In the
summer of 1986, the time between my sophomore and junior year at Nyack College,
I went on a summer long missionary assignment to West Africa.
It was
an exciting time; we travelled through the jungle and bush land to get to the
missionary compound in Burkina Faso. The culture was in the throes of change,
pro Khadafy militants had just seized the capital the year before and the
country was full of militants with guns. Even the children had guns! I remember
well our driver giving a ride to a girl of 8 or 9 who wielded an AK-47 very
nonchalantly as it bounced up and down with the barrel pointed toward my head
as we made our way down the pot hole littered dirt road in the wilderness. Yes,
these were exciting times indeed!
But
however chilling the civil turmoil was at the time, the real off putting situations
in which I found myself in that summer were in the realm of the supernatural.

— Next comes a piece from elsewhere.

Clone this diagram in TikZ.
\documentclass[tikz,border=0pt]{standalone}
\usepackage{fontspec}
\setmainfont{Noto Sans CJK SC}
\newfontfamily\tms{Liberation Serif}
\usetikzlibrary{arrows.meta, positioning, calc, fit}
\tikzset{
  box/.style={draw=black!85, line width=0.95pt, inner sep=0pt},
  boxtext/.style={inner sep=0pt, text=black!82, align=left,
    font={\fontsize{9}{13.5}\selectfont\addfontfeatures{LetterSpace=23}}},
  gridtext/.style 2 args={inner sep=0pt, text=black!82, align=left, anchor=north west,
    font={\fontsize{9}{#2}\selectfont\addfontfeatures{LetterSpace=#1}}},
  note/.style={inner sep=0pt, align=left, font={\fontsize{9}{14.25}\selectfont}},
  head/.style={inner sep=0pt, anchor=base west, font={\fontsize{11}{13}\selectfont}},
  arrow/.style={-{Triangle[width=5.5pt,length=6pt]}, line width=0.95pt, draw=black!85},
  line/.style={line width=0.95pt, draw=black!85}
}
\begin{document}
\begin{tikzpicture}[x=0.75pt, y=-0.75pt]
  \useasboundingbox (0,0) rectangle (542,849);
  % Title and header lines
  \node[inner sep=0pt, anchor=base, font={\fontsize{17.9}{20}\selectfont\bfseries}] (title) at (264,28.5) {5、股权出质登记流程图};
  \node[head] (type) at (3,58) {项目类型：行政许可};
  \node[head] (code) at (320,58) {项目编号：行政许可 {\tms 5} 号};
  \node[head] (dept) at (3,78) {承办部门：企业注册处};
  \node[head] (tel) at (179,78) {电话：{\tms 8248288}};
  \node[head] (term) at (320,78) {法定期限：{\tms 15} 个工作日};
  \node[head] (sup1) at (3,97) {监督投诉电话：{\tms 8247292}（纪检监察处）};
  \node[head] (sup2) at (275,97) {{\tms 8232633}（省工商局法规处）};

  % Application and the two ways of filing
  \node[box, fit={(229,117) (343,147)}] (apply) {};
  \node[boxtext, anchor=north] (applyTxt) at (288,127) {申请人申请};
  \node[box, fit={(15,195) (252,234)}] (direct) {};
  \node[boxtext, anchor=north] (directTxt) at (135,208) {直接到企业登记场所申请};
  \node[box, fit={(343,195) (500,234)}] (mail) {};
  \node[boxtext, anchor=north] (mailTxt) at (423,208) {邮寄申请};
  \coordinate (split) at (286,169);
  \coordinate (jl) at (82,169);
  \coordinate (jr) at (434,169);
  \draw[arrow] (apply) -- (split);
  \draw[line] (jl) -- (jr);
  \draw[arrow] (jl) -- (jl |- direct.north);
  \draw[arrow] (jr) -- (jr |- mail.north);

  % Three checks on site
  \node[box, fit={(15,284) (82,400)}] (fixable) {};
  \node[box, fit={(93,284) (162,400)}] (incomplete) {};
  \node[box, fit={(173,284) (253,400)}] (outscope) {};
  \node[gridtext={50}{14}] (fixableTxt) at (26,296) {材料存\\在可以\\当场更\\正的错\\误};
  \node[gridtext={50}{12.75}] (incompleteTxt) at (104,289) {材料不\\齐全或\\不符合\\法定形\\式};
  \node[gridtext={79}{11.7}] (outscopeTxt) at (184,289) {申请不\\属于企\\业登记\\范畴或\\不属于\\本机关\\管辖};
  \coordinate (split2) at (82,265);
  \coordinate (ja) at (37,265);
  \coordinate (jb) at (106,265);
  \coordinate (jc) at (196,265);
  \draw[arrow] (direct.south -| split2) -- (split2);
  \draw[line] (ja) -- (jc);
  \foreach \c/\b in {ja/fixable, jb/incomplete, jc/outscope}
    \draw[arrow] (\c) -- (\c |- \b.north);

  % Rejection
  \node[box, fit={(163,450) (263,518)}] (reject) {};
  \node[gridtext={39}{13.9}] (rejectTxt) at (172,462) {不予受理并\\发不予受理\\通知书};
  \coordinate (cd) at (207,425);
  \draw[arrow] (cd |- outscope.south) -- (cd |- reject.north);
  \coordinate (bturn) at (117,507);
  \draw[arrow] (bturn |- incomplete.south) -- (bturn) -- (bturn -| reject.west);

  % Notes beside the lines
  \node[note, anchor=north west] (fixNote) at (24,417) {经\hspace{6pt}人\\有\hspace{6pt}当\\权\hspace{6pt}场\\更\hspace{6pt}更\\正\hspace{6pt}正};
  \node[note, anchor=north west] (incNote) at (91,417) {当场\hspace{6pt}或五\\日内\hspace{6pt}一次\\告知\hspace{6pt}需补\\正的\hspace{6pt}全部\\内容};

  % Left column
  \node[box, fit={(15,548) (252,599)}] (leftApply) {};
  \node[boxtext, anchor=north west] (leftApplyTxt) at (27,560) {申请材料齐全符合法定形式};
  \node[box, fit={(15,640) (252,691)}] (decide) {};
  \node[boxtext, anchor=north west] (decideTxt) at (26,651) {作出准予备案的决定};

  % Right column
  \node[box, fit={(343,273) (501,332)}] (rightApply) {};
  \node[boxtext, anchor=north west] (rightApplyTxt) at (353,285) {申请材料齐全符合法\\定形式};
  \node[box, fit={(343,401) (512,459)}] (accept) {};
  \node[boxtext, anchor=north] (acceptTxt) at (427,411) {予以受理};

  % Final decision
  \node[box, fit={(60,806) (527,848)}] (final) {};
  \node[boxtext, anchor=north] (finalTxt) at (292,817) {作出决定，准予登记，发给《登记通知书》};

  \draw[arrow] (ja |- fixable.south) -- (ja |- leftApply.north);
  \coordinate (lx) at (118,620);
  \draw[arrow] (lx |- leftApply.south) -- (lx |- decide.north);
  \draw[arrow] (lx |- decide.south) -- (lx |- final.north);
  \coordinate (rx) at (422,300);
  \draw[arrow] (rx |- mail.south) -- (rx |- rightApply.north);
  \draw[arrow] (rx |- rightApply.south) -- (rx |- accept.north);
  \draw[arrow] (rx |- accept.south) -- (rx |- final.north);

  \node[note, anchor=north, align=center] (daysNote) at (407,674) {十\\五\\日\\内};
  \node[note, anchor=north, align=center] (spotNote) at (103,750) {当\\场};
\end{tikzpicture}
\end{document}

I've talked about some of them before, most notably the encounter with a cryptid
worshiped as a god of fertility by locals around Banfora. But most of my time
in Burkina Faso was on the road, going from remote town to remote town to
preach, sing and show a movie on the life of Christ. We would pull into a small
remote town on the savanna which was home to a mere handful of mud brick
buildings in the afternoon and by evening the entire area was filled with
thousands of people. They had come from miles around just to see a movie and
hear songs songs and a message. In the evening, after the show, we often had a
wide array of hosts who gave us a place to sleep overnight. Some were
indigenous church leaders, fellow missionaries and relief workers.
It was
one evening after a large gathering in a remote village that I had a very odd
and disturbing encounter at a relief worker’s home.
The
relief worker welcomed us into his small home. He was in the deep savannah to
help with agricultural and modern infrastructures for the many small villages
in the area. In this remote location, the well water was infested with
parasites. The outhouses were crawling with flying cockroaches that were a half
foot long. And the house itself was small, there was only one bedroom. So with
a group of our size, one person had to sleep outside and I volunteered. There
were rumors of bands of robbers that traversed the scant forested areas that
appeared hodge podge over the countryside. While they rarely came close to
these remote villages, I was told to take my bush knife with me as I made my
bed atop our aged and battered Land Rover.
The
village was located on the edge of one of the sparse wooded areas, where most
of the trees were cultivated bananas of various height. The dirt road where the
aid worker resided contained six to eight mud brick buildings and a few
concrete block houses. The wide road was one of two in the village and it was
on the main north-south highway that connected the larger towns to the south
with the capital to the north. The only electricity in the area came from our
generators which lay within the Rover that I slept upon, so the street was
pitch black.
The
darkness that you encountered at night in Africa is different than the darkness
which you encounter during nights in most American cities. Often in America the
light pollution dulls the brilliance of the night sky; but in Africa with there
not being a light for almost a hundred miles, the skies are alive.
I was
lying back enjoying the view of the cosmos before me when I heard something
move at the end of the street. Lying flat, I tilted my head in the direction of
the noise and in the pitch black I saw movement. It was something BIG. A large
black shape meandered through the street, heading slowly in my direction. I froze
in fear as I realized this massive shape moved on four legs, with a pronounced
pelvic swing as it moved. If I was in North America, I would have sworn that it
was a bear that was moving through that deserted evening street in darkest
Africa. But it was Africa, and there were no such native creatures as this for
hundreds of miles. Lions once roamed the savanna territory, but the last one to
be seen in the area was over a hundred years before this. Whatever it was, it
made its way to the parked Rover and began to circle the vehicle. I barely
heard a thing, but I saw the shadow pace around the vehicle for a tense minute
or two. I had slowly pulled my bush blade out of its sheath, expecting whatever
animal it was to suddenly jump in attack. But it never did. Whatever it was
finally walked away and I heard the occasional ruffle slowly recede behind me.
What was
it I encountered that hot summer in Africa decades ago?
Was it a
straying lion, roaming back into ancestral territory? Physically, that could be
the only explanation. However, there were old missionary stories of shaman who
could shape shift and prowl the savanna at night. Many had claimed to see a
shaman transform into a giant snake or jungle cat. Or could it have been a
territorial spirit, taking a shape to inspire fear? I had heard many stories as
such while in the area as well. Or maybe it was the specter of a long lost pride
of lions who had roamed the area for millennia until climate change had turned
their lush jungle into a dry desert borderland.
I will
never know, but I am glad it went away. I had never prayed so hard in my life.